The notion of something being a "fake" seems linguistically odd. Normally, if you have an adjective and a noun, the noun notes what the thing being talked about is, and the adjective describes some quality of the thing in question. A "fake plant", however, doesn't seem to fit that pattern at all, because a fake plant isn't a plant to begin with; the noun seems to be violating its intended function. Is "fake" something other than an adjective, then, perhaps analogous to "not a"? Or is a "fake plant" actually a "fakeplant", i.e. the fake is a part of the noun rather than an adjective, despite its apparent form?
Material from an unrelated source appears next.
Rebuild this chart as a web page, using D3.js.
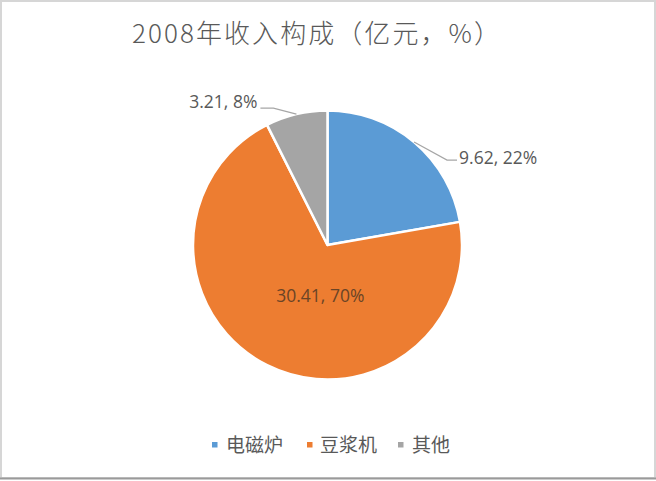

Doesn't the adjective "fake" somehow undermine the purpose of nouns?

I'm having trouble confirming it online at the moment, but I believe that linguists have a category for words such as fake , artificial , would-be , and the like: I think they're called "cancelling modifiers" or "cancelling adjectives." These words are well-known exceptions to the rule that, given an adjective A and a noun N, any AN is an N. I don't think they "undermine the purpose" of nouns or adjectives; instead, they perform a special and useful adjectival function in language. Anyway, you might search for information on the linguistics of cancelling modifiers or cancelling adjectives. I hope you find the clarification you're seeking.

Does a proposition which is always false such as 'one plus one equals seven' have false truth conditions or no truth conditions?

I can't see how it could have no truth conditions if it's always false : if it's always false, mustn't it have truth conditions of a particular kind, namely, truth conditions that are never fulfilled? I wouldn't call those "false truth conditions," however; I'd call them unfulfilled truth conditions or, in the case of "One plus one equals seven," unfulfillable truth conditions.